4.6 Accessing data

Please refer to this section of the emLab SOP for a description of the data directory structure for our emLab GRIT data storage space.

All data in the emLab GRIT data storage space can be directly accessed on each of the servers (sequoia and quebracho) without any changes to the directory paths. All data in the emlab/data and emlab/projects/current-projects directory physically lives on high-speed hard drives attached to sequoia, so if you need to work on data in these directories, you will have the best computing performance when using sequoia. Please refer to this section of the emLab SOP for a code snippet that can be used to directly access data on the server in R.

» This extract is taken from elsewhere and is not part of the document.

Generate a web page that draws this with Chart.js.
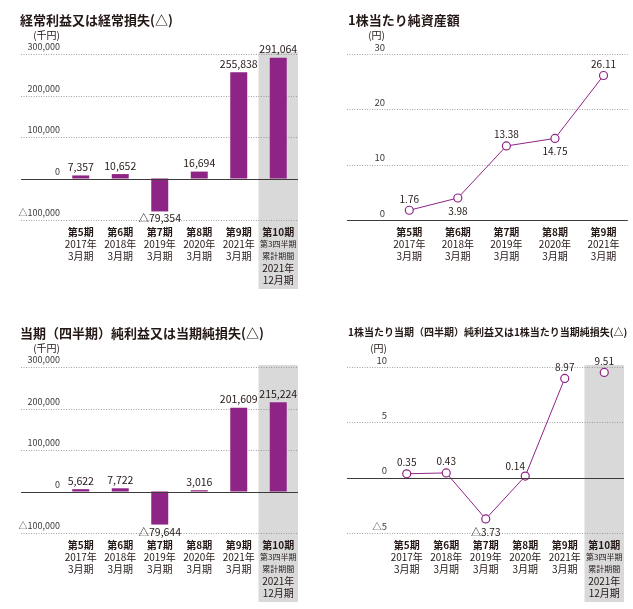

In addition to having access to our emLab GRIT data storage space, which is shared across all members of our team, all individual users also have a private user-specific storage space. All GRIT users get a free 50GB personal storage space by default. As a general best practice, we recommend storing all data on the emLab data storage space, and only storing cloned GitHub repos and user-specific R packages and settings in your personal user space. For example, you should store all project-specific data in the appropriate directory under the emLab data storage space, but you should store all of your cloned GitHub repos s in your personal storage space. By default, when you clone repos from GitHub they are stored in your personal storage space, along with any of your user-specific R packages and configurations. If for whatever reason your personal storage space exceeds 50GB, it will stop working, so you should ensure you always have a safe buffer. However, we envision that if users only keep cloned GitHub repos and R packages in their personal user space, they should not need to worry about hitting the 50GB limit. You can check your current personal storage by typing df -h in the terminal and then looking for your username.